Come mai dopo un esame così lungo e meticoloso, si richiede ancora un miracolo?
Secondo l’attuale normativa giuridica, per procedere alla beatificazione di un servo di Dio non martire si richiede un miracolo operato dal Signore per sua intercessione.
Eminenza, potrebbe darci una definizione del miracolo?
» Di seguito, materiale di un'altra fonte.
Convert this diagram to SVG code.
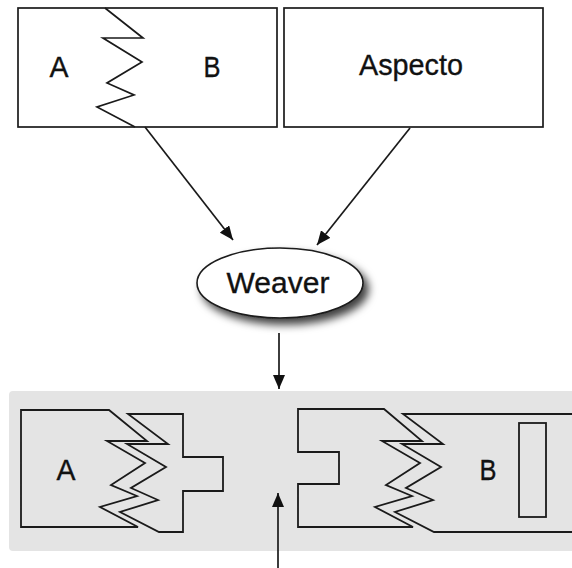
<svg xmlns="http://www.w3.org/2000/svg" width="572" height="568" viewBox="0 0 572 568">
  <style>
    .box { fill: #ffffff; stroke: #1a1a1a; stroke-width: 1.7; }
    .cut { fill: none; stroke: #1a1a1a; stroke-width: 1.7; stroke-linejoin: miter; }
    .piece { fill: none; stroke: #1a1a1a; stroke-width: 1.8; stroke-linejoin: miter; }
    .lbl { font-family: "Liberation Sans", Arial, sans-serif; font-size: 30px; fill: #111111; stroke: #111111; stroke-width: 0.35; text-anchor: middle; }
    .edge { fill: none; stroke: #1a1a1a; stroke-width: 1.7; }
  </style>
  <defs>
    <marker id="head" viewBox="0 0 14 12" refX="14" refY="6" markerWidth="14" markerHeight="12" markerUnits="userSpaceOnUse" orient="auto">
      <path d="M0,0 L14,6 L0,12 Z" fill="#111111"/>
    </marker>
    <filter id="shadow" x="-20%" y="-30%" width="150%" height="170%">
      <feDropShadow dx="5" dy="6" stdDeviation="4.5" flood-color="#000000" flood-opacity="0.75"/>
    </filter>
  </defs>

  <rect width="572" height="568" fill="#ffffff"/>

  <!-- woven result band -->
  <rect id="band" x="9" y="391" width="575" height="160" rx="4" fill="#e4e4e4"/>

  <!-- source module split into A and B -->
  <g id="module-ab">
    <rect class="box" x="18" y="8" width="259" height="119"/>
    <polyline class="cut" points="105,8 143,38 103,38 142,62 107,83 134,95 97,107 135,127"/>
    <text class="lbl" x="59" y="77" textLength="19" lengthAdjust="spacingAndGlyphs">A</text>
    <text class="lbl" x="212" y="77" textLength="17" lengthAdjust="spacingAndGlyphs">B</text>
  </g>

  <!-- aspect module -->
  <g id="aspecto">
    <rect class="box" x="284" y="8" width="259" height="119"/>
    <text class="lbl" x="411" y="75" textLength="104" lengthAdjust="spacingAndGlyphs">Aspecto</text>
  </g>

  <!-- weaver -->
  <g id="weaver">
    <ellipse cx="280" cy="283" rx="83" ry="35" fill="#ffffff" stroke="#1a1a1a" stroke-width="1.6" filter="url(#shadow)"/>
    <text class="lbl" x="278" y="293">Weaver</text>
  </g>

  <!-- woven left half: A with the aspect piece attached -->
  <g id="woven-a">
    <path class="piece" d="M21,410 H109 L147,441 H107 L145,463 L111,485 L137,496 L100,507 L138,527 H21 Z"/>
    <path class="piece" d="M128,414 H183 V457 H223 V491 H183 V532 H159 L120,512 L158,500 L131,488 L166,467 L127,444 H168 Z"/>
    <text class="lbl" x="66" y="480" textLength="19" lengthAdjust="spacingAndGlyphs">A</text>
  </g>

  <!-- woven right half: aspect piece with notch attached to B -->
  <g id="woven-b">
    <path class="piece" d="M298,409 H384 L422,441 H382 L420,463 L386,485 L412,496 L375,507 L413,527 H298 V484 H339 V452 H298 Z"/>
    <path class="piece" d="M580,414 H403 L443,444 H402 L441,467 L406,488 L433,500 L395,512 L434,532 H580"/>
    <rect class="piece" x="519" y="423" width="27" height="94"/>
    <text class="lbl" x="488" y="480" textLength="17" lengthAdjust="spacingAndGlyphs">B</text>
  </g>

  <!-- connectors -->
  <g id="connectors">
    <line class="edge" x1="145" y1="127" x2="233" y2="240" marker-end="url(#head)"/>
    <line class="edge" x1="410" y1="128" x2="317" y2="245" marker-end="url(#head)"/>
    <line class="edge" x1="279" y1="333" x2="279" y2="389" marker-end="url(#head)"/>
    <line class="edge" x1="278" y1="568" x2="278" y2="493" marker-end="url(#head)"/>
  </g>
</svg>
Il miracolo è un evento straordinario che supera le leggi della natura, che suppone un intervento speciale di Dio e che è, allo stesso tempo, un segno ed una manifestazione di un messaggio di Dio all’uomo. I miracoli possono essere fisici o morali, ma per le nostre cause e necessario un miracolo fisico; e, se consiste in una guarigione, questa deve essere istantanea, completa e duratura, oltre che inspiegabile secondo le leggi della natura, alla luce delle attuali conoscenze mediche. La Chiesa esige dei miracoli per la beatificazione e canonizzazione perché sono una sorta di “timbro” che Dio appone sul suo servo, con cui garantisce la sua santità. L’esame delle presunte guarigioni miracolose è compiuto prima sotto il profilo scientifico, cioè è studiato dai medici; poi si pronunciano i Consultori teologi, ai quali spetta dire se la guarigione, naturalmente inspiegabile secondo i medici, è o no un vero miracolo, avvenuto per l’intervento del Signore invocato per intercessione del servo di Dio o del beato. Anche nell’esame del miracolo l’ultima parola spetta al Congresso ordinario dei cardinali e vescovi e, infine, al sommo pontefice.
Ma vale la pena mettere in moto tutto questo enorme lavoro e tutte queste persone per proclamare beati e santi alcuni fedeli?
La Chiesa ritiene di si. I beati e i santi manifestano la vivacità delle Chiese locali, sono «il più grande omaggio, che tutte le Chiese» rendono a Cristo Signore, «la dimostrazione dell’onnipotente presenza del Redentore mediante i frutti di fede, di speranza e di carità [ossia di santità] in uomini e donne di tante lingue e razze, che hanno seguito Cristo nelle varie forme di vocazione cristiana».
E poi le canonizzazioni e beatificazioni hanno una grande importanza pastorale, particolarmente sottolineata da Giovanni Paolo Il: non va infatti dimenticato che una delle linee portanti del suo ministero è stata, sin dall’inizio, la valorizzazione della santità, convinto come è che la «storia della Chiesa è una storia di santità».
Eminenza, un’ultima domanda: quale ruolo ha la santità nella pastorale della Chiesa?
La santità ha un ruolo centrale nella pastorale della comunità cristiana: posto che, come scrive ancora una volta Giovanni Paolo II nella Novo millennio ineunte, «fare programmazione pastorale è una scelta gravida di conseguenze», lo stesso pontefice scrive che «la prospettiva in cui deve farsi tutto il cammino pastorale è quella della santità».